A perda do papa Francisco na semana que passou me levou a folhear novamente sua mais importante e inovadora encíclica, “Laudato Si’”, de 2015. Eu já tinha lido o documento de cabo a rabo duas vezes antes, além de consultá-lo em outras ocasiões, mas fiquei feliz ao perceber que ainda havia algumas joias ali pelas quais eu tinha passado reto anteriormente. Uma delas é a seguinte citação:

“A natureza nada mais é do que a razão de certa arte inscrita nas coisas, pela qual as próprias coisas se movem para um fim determinado. Como se o mestre construtor de navios pudesse conceder à madeira a possibilidade de se mover a si mesma para tomar a forma da nave.”

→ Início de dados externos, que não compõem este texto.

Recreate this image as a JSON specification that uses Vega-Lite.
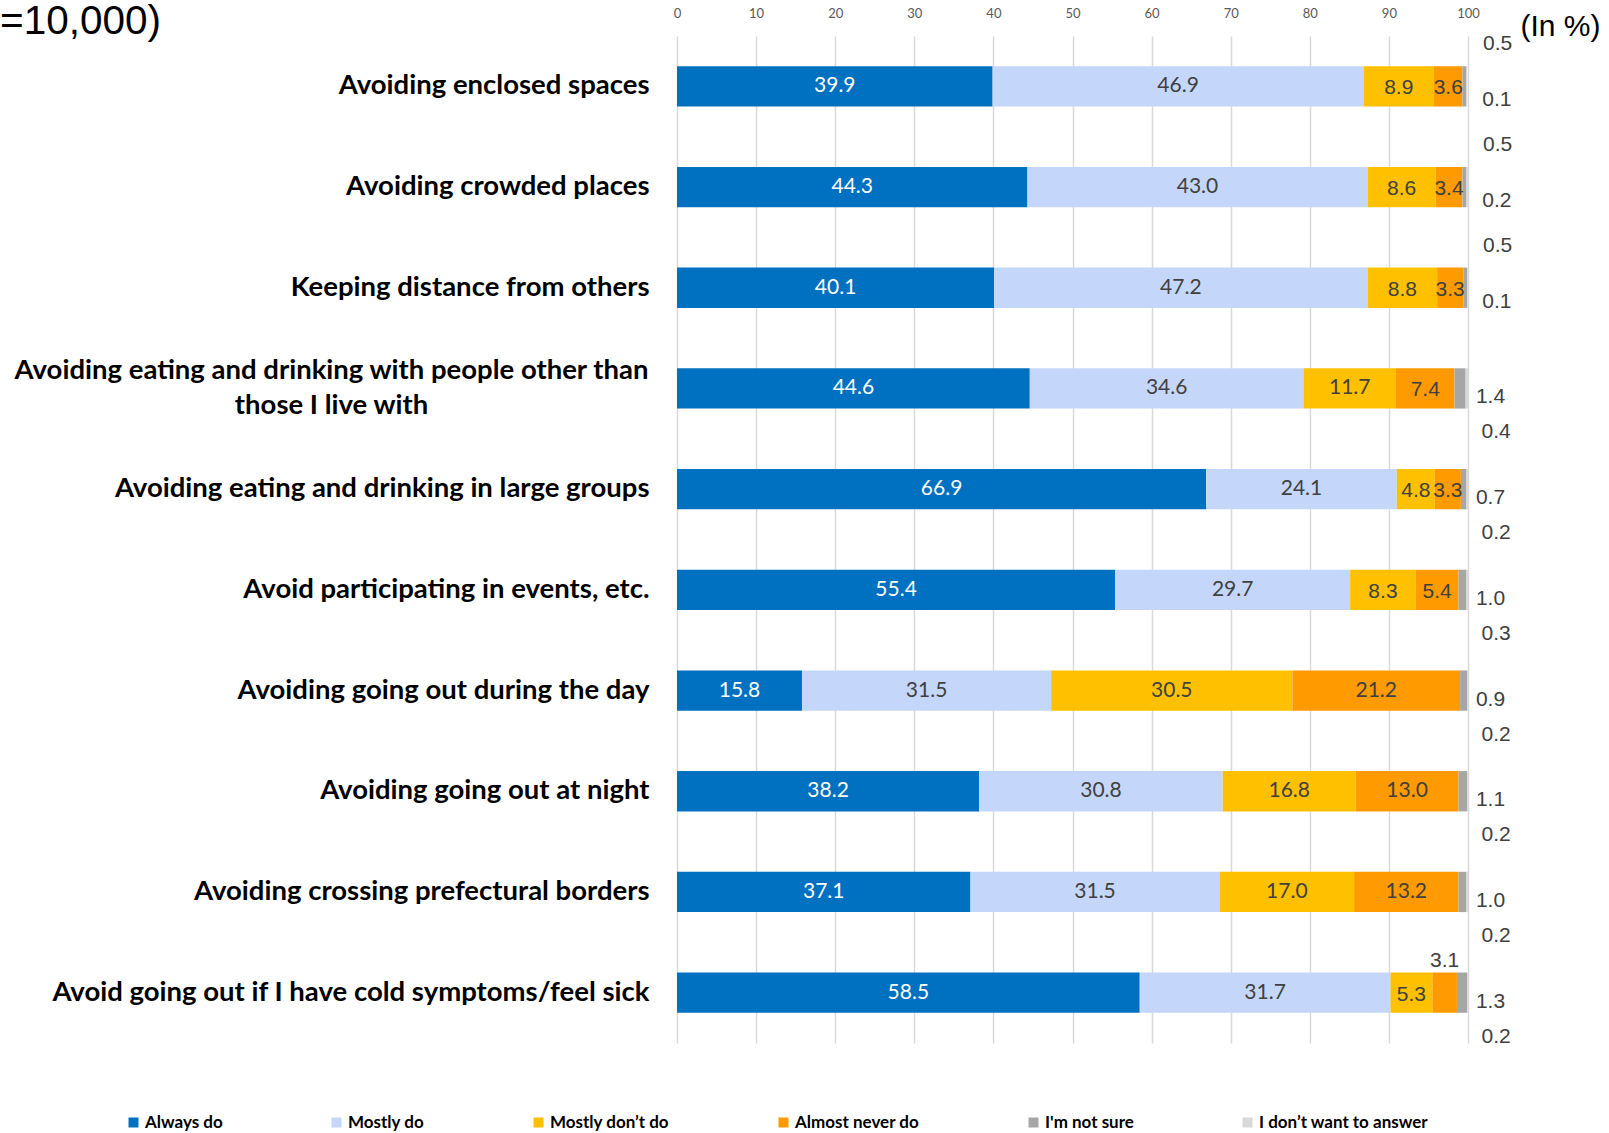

Que analogia mais curiosa, pensei. Cliquei na nota de rodapé (estava lendo a versão online, no site do Vaticano) e conferi a fonte: “In Octo Libros Physicorum Aristotelis Expositio”. Ou seja, o comentário feito por são Tomás de Aquino (1225-1274) a respeito da “Física”, obra do filósofo grego Aristóteles. Antes de citar a frase do santo, Francisco tinha escrito: “O Espírito de Deus encheu o Universo de potencialidades que permitem que, do próprio seio das coisas, possa brotar sempre algo de novo”.

Essas poucas linhas são suficientes para mostrar como (já que estamos falando de potencialidades) a suposta briga acerca de aceitar ou não a evolução dos seres vivos é muito menos inevitável do que se imagina para a tradição cristã, e isso há pelo menos oito séculos (e provavelmente mais).

A “Laudato Si’” costuma ser descrita, com bastante acerto, como a encíclica climática de Francisco. É um texto que explica com clareza admirável o tamanho do buraco civilizacional em que andamos nos enfiando nos últimos dois séculos por causa da nossa voracidade por energia e matérias-primas. Para além desse diagnóstico, porém, o que a mensagem papal faz é apresentar uma visão alternativa e muito mais grandiosa do potencial da nossa espécie e das demais formas de vida —aliás, seguindo os passos de são Tomás de Aquino, de certo modo.

Tal como esse erudito medieval promoveu a fusão entre a filosofia aristotélica e a teologia cristã, Jorge Bergoglio aponta o caminho para uma visão menos antropocêntrica e mais generosa da doutrina da Criação, incorporando o parentesco e a interconexão das formas de vida que a ciência moderna revelou.

É possível encontrar sementes dessa possibilidade no pensamento de são Francisco de Assis, é claro, mas também na tradição bíblica. Os israelitas que escreveram o Antigo Testamento e os primeiros cristãos, afinal, viveram num mundo em que a fragilidade humana diante do resto do Cosmos era muito mais óbvia. É preciso recuperar algo dessa experiência para “acabar com o mito moderno do progresso material ilimitado”, escreveu ele.

Esse mito, fortalecido pelos poderes que a humanidade conquistou por meio do avanço científico e tecnológico, produziu uma distorção cognitiva segundo a qual todo e qualquer problema pode ter uma solução técnica, e absolutamente qualquer fenômeno pode ser controlado pela engenhosidade humana. Extinguimos um bicho? Não tem problema, depois a gente clona.

Mas há outro caminho, insistiu o papa. “Nós e todos os seres do Universo estamos unidos por laços invisíveis e formamos uma espécie de família.” Deus e Darwin assinam embaixo.